You’re in an elevator, someone else steps in (maybe even your neighbor), and you continue your journey up or down in complete silence. Or even worse: you say "Good morning / afternoon / evening" and hear nothing in return. Unpleasant? Rude? "On the contrary, we don’t look at a person standing next to us in an elevator or at a bus stop late at night. We are therefore telling them: I do not see you and therefore do not represent any danger to you. Likewise, don't look at me and don't say hello," linguist Michael Krongauz explains.
When surrounded by strangers, Russians tend to seek anonymity. Keeping your distance and not making eye contact is the perfect way to stay invisible. If given an opportunity, we would take another elevator in solitude. So don’t hold a grudge against us, Russians believe that these are good manners – try not to invade their personal space in return.
When on public transport, follow the same principle – remain invisible. Hone this skill. For example, don’t smooch in public: singletons, grumpy middle-aged women, and babushkas who have forgotten what intimate contact is like don’t want to see you playing tonsil tennis. Also, don’t eat while on the subway or bus, peek into your neighbor’s phone or book, or file your nails.

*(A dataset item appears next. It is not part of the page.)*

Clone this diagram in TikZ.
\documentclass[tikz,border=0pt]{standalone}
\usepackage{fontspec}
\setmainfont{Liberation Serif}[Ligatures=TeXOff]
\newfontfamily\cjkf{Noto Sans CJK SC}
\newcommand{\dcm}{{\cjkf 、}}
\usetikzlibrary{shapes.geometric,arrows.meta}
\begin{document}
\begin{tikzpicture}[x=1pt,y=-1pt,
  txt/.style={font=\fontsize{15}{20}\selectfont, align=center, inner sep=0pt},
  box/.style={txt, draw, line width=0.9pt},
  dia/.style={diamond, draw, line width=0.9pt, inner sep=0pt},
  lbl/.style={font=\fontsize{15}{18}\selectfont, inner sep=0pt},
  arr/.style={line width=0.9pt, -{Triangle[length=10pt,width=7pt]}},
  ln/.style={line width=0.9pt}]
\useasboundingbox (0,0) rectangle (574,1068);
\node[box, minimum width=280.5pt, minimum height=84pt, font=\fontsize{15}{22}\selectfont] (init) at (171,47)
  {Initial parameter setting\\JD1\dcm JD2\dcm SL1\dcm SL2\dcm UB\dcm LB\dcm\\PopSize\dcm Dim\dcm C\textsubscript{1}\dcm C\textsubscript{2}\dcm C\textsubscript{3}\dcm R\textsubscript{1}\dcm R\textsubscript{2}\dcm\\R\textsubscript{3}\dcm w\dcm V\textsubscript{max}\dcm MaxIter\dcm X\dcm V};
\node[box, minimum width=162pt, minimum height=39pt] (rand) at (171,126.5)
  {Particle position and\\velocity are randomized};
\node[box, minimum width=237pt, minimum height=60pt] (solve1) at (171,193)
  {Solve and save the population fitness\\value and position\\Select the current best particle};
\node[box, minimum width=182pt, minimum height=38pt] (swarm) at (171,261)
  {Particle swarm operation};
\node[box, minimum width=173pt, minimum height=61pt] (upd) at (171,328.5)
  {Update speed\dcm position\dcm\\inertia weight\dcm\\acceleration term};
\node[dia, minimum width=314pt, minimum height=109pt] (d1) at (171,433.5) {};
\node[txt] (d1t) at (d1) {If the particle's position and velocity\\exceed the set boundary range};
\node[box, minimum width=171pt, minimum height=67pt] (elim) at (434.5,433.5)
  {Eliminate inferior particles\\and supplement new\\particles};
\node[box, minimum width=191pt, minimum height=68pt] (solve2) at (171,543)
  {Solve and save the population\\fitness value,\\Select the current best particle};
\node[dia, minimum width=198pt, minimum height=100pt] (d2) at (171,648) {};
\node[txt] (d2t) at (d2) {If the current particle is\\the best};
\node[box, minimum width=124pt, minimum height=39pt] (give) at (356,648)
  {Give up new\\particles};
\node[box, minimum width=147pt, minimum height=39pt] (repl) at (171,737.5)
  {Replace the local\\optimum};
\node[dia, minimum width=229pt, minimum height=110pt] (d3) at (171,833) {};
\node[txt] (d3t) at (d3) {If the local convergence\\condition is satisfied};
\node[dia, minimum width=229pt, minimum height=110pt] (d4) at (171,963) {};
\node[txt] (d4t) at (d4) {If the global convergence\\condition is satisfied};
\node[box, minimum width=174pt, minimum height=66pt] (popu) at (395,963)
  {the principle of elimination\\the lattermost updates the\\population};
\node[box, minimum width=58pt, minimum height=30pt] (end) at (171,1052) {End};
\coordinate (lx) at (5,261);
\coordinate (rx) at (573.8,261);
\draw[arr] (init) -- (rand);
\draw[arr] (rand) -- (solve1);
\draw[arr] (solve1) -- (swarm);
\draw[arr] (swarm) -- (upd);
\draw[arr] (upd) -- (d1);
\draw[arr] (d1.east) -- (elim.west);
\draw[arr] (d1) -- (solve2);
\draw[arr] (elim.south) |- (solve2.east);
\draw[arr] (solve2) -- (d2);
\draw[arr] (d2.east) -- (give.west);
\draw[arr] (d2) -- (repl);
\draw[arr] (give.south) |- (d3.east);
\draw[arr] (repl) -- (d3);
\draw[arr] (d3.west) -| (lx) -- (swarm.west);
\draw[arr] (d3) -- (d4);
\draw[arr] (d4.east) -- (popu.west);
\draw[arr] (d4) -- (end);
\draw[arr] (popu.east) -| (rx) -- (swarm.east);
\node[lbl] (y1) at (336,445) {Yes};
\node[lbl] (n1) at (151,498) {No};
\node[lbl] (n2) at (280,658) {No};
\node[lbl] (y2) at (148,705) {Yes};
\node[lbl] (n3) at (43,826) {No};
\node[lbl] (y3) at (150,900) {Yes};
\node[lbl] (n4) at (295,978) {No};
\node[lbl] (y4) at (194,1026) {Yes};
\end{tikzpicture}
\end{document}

As far as nails are concerned, this might be obvious, but unfortunately not everyone realizes. Your fellow passengers are unlikely to say anything to you (they’re pretending to be invisible, remember?) if you’re spilling nail dust everywhere, but you’re sure to get some disgusted looks.

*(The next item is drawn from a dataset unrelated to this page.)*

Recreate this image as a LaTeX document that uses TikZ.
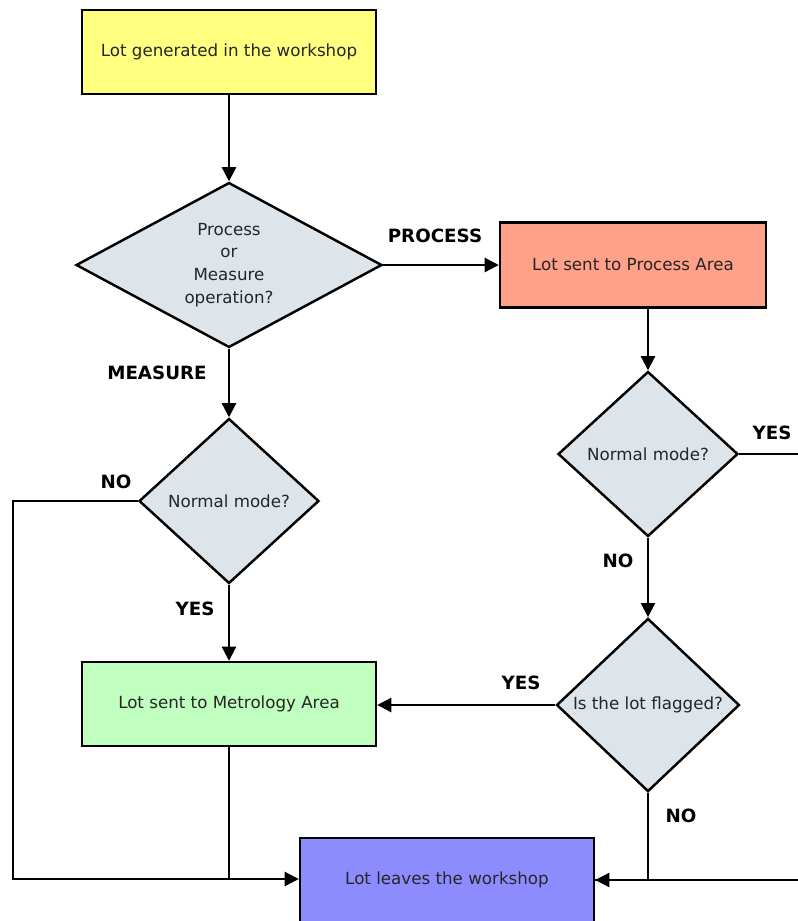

Indeed, in Russia gender stereotypes still hold sway: men are expected to use every opportunity to display their masculinity and financial clout, while women are expected to appear fragile and reserved. Russia is not a country where feminism rules supreme. Moreover, it often turns into another ingenious game, where “yes” means “no” and “no” means “yes.”
If a woman is carrying a heavy bag, a man should offer to help her. She may refuse at first (out of politeness, not because her feminist sensibility has been offended), but here (pay attention) a polite man does not back down, but insists. The rule of not offering one's help until you’re asked for it does not work here. Men hold heavy doors for women, give up their seats on public transport, pay for women in restaurants, and refrain from foul language in women's company – most of the time, anyway.
You’ve probably heard that Russians change their shoes when they get home. They have special footwear for home (slippers), while some – of particularly rebellious spirit – walk barefoot at home. Well, this rule is easy enough to follow, however, sometimes the boundaries between public and personal space are so blurred that a foreigner gets easily confused.
For example, on a sleeper train, when you leave your compartment to get hot water for your tea, put your shoes on. "Or at least don’t do it in your socks," says Garrett.
"I once figured that, since my shoes are off inside my compartment, they ought to be off when I walk to the end of the car to get some hot water from the samovar (after all, was I not still 'inside’?). Oh, hell, this lady chased me all the way back to my compartment yelling in Russian and pointing at my feet. I thought she’d never stop."
This is the cornerstone in understanding good Russian manners. It’s an uncompromising, unequivocal, win-win policy. To avoid offending a Russian all it takes (at least for the first time) is to bow down to their demands, especially when it comes to hygiene...
If you’re asked over to a Russian's place you’ll probably be shown where you can wash your hands – and invited to wash them. Russians are usually pretty obsessive about washing their hands, especially after being outside or on the metro. If you insist on not washing your hands you will not be looked upon favorably (as one of our authors learnt first-hand). So trust us and wash your hands!
Here’s another example: you are invited to dinner, you were expecting something like pasta or a pie, and you walk in to find a table laid with enough food to feed 30 hungry lumberjacks. Good manners require you to sample every dish and show your admiration (or at least show that you’re flattered, after all, all this has been prepared for you). If you’re offered a drink, drink at least the first shot.